___ Data section
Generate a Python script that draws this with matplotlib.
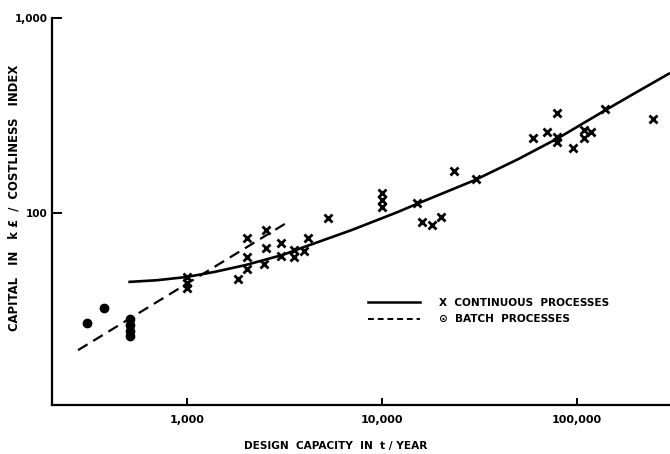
import matplotlib
matplotlib.use("Agg")
import matplotlib.pyplot as plt
from matplotlib.lines import Line2D

# ---- data ----
cont_x = [1000, 1000, 1000, 1830, 2030, 2030, 2030, 2480, 2540, 2540,
          3030, 3030, 3540, 3540, 3980, 4180, 5290, 10000, 10000, 10000,
          15100, 16000, 18000, 20100, 23400, 30300, 59400, 70100,
          78900, 78900, 78900, 95300, 108700, 108700, 118000, 139000, 245000]
cont_y = [47.0, 43.8, 41.2, 45.9, 74.5, 59.5, 51.6, 54.7, 66.2, 81.8,
          70.2, 60.1, 64.6, 59.5, 63.8, 74.5, 94, 126.7, 116.6, 107.3,
          112.5, 90, 86.8, 95.4, 164, 149, 242, 260,
          326, 245, 232, 215, 267, 242, 260, 341, 303]

batch_x = [307, 375, 510, 510, 510, 510]
batch_y = [27.3, 32.6, 28.6, 26.7, 24.8, 23.4]

curve_x = [500, 700, 1000, 1400, 2000, 3100, 4000, 7000, 12000, 15000,
           30000, 50000, 80000, 140000, 200000, 300000]
curve_y = [44.3, 45.2, 47.0, 50.0, 54.1, 61.0, 67.0, 81.8, 101, 111,
           147.6, 189, 242, 337, 414, 522]

batch_line_x = [276, 3300]
batch_line_y = [19.8, 90]

x_ticks = [1000, 10000, 100000]
x_ticklabels = ["1,000", "10,000", "100,000"]
y_ticks = [100, 1000]
y_ticklabels = ["100", "1,000"]

labels = ["X  CONTINUOUS  PROCESSES", "\u2299  BATCH  PROCESSES"]

# ---- figure ----
W, H = 670, 454
fig = plt.figure(figsize=(W / 100, H / 100), dpi=100)
ax = fig.add_axes([52 / W, 1 - 405 / H, (W - 52) / W, (405 - 18) / H])
ax.set_xscale("log")
ax.set_yscale("log")
ax.set_xlim(203, 300000)
ax.set_ylim(10.36, 1000)

ax.plot(curve_x, curve_y, color="black", lw=1.9, solid_capstyle="butt",
        solid_joinstyle="round")
ax.plot(batch_line_x, batch_line_y, color="black", lw=1.6, dashes=(5, 3))
ax.plot(cont_x, cont_y, ls="none", marker="x", ms=5.2, mew=2.0, color="black")
ax.plot(batch_x, batch_y, ls="none", marker="o", ms=6, color="black")

for s in ["top", "right"]:
    ax.spines[s].set_visible(False)
for s in ["left", "bottom"]:
    ax.spines[s].set_linewidth(1.6)

ax.set_xticks(x_ticks)
ax.set_xticklabels(x_ticklabels)
ax.set_yticks(y_ticks)
ax.set_yticklabels(y_ticklabels)
ax.minorticks_off()
ax.tick_params(axis="x", direction="in", length=5, width=1.4, pad=7,
               labelsize=8)
ax.tick_params(axis="y", direction="in", length=7, width=1.4, pad=3,
               labelsize=7.5)
for t in ax.get_xticklabels() + ax.get_yticklabels():
    t.set_fontweight("bold")

fig.text(336 / W, 1 - 446 / H, "DESIGN  CAPACITY  IN  t / YEAR",
         ha="center", va="center", fontsize=7.6, fontweight="bold")
fig.text(14 / W, 1 - 198 / H, "CAPITAL   IN   k \u00a3  /  COSTLINESS   INDEX",
         ha="center", va="center", rotation=90, fontsize=8.4, fontweight="bold")

handles = [Line2D([], [], color="black", lw=1.8),
           Line2D([], [], color="black", lw=1.4, dashes=(3, 2))]
leg = ax.legend(handles, labels, loc="upper left",
                bbox_to_anchor=(368 / W, 1 - 298 / H),
                bbox_transform=fig.transFigure, frameon=False,
                fontsize=7.6, handlelength=4.9, handletextpad=1.8,
                labelspacing=0.6, borderpad=0, borderaxespad=0)
for t in leg.get_texts():
    t.set_fontweight("bold")

fig.savefig("out.png", dpi=100)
______
▶ **Written request**: Restate the whole of the material word for word without the pictures.

▶ **Exercise response**:
Generate a Python script that draws this with matplotlib.
import matplotlib
matplotlib.use("Agg")
import matplotlib.pyplot as plt
from matplotlib.lines import Line2D

# ---- data ----
cont_x = [1000, 1000, 1000, 1830, 2030, 2030, 2030, 2480, 2540, 2540,
          3030, 3030, 3540, 3540, 3980, 4180, 5290, 10000, 10000, 10000,
          15100, 16000, 18000, 20100, 23400, 30300, 59400, 70100,
          78900, 78900, 78900, 95300, 108700, 108700, 118000, 139000, 245000]
cont_y = [47.0, 43.8, 41.2, 45.9, 74.5, 59.5, 51.6, 54.7, 66.2, 81.8,
          70.2, 60.1, 64.6, 59.5, 63.8, 74.5, 94, 126.7, 116.6, 107.3,
          112.5, 90, 86.8, 95.4, 164, 149, 242, 260,
          326, 245, 232, 215, 267, 242, 260, 341, 303]

batch_x = [307, 375, 510, 510, 510, 510]
batch_y = [27.3, 32.6, 28.6, 26.7, 24.8, 23.4]

curve_x = [500, 700, 1000, 1400, 2000, 3100, 4000, 7000, 12000, 15000,
           30000, 50000, 80000, 140000, 200000, 300000]
curve_y = [44.3, 45.2, 47.0, 50.0, 54.1, 61.0, 67.0, 81.8, 101, 111,
           147.6, 189, 242, 337, 414, 522]

batch_line_x = [276, 3300]
batch_line_y = [19.8, 90]

x_ticks = [1000, 10000, 100000]
x_ticklabels = ["1,000", "10,000", "100,000"]
y_ticks = [100, 1000]
y_ticklabels = ["100", "1,000"]

labels = ["X  CONTINUOUS  PROCESSES", "\u2299  BATCH  PROCESSES"]

# ---- figure ----
W, H = 670, 454
fig = plt.figure(figsize=(W / 100, H / 100), dpi=100)
ax = fig.add_axes([52 / W, 1 - 405 / H, (W - 52) / W, (405 - 18) / H])
ax.set_xscale("log")
ax.set_yscale("log")
ax.set_xlim(203, 300000)
ax.set_ylim(10.36, 1000)

ax.plot(curve_x, curve_y, color="black", lw=1.9, solid_capstyle="butt",
        solid_joinstyle="round")
ax.plot(batch_line_x, batch_line_y, color="black", lw=1.6, dashes=(5, 3))
ax.plot(cont_x, cont_y, ls="none", marker="x", ms=5.2, mew=2.0, color="black")
ax.plot(batch_x, batch_y, ls="none", marker="o", ms=6, color="black")

for s in ["top", "right"]:
    ax.spines[s].set_visible(False)
for s in ["left", "bottom"]:
    ax.spines[s].set_linewidth(1.6)

ax.set_xticks(x_ticks)
ax.set_xticklabels(x_ticklabels)
ax.set_yticks(y_ticks)
ax.set_yticklabels(y_ticklabels)
ax.minorticks_off()
ax.tick_params(axis="x", direction="in", length=5, width=1.4, pad=7,
               labelsize=8)
ax.tick_params(axis="y", direction="in", length=7, width=1.4, pad=3,
               labelsize=7.5)
for t in ax.get_xticklabels() + ax.get_yticklabels():
    t.set_fontweight("bold")

fig.text(336 / W, 1 - 446 / H, "DESIGN  CAPACITY  IN  t / YEAR",
         ha="center", va="center", fontsize=7.6, fontweight="bold")
fig.text(14 / W, 1 - 198 / H, "CAPITAL   IN   k \u00a3  /  COSTLINESS   INDEX",
         ha="center", va="center", rotation=90, fontsize=8.4, fontweight="bold")

handles = [Line2D([], [], color="black", lw=1.8),
           Line2D([], [], color="black", lw=1.4, dashes=(3, 2))]
leg = ax.legend(handles, labels, loc="upper left",
                bbox_to_anchor=(368 / W, 1 - 298 / H),
                bbox_transform=fig.transFigure, frameon=False,
                fontsize=7.6, handlelength=4.9, handletextpad=1.8,
                labelspacing=0.6, borderpad=0, borderaxespad=0)
for t in leg.get_texts():
    t.set_fontweight("bold")

fig.savefig("out.png", dpi=100)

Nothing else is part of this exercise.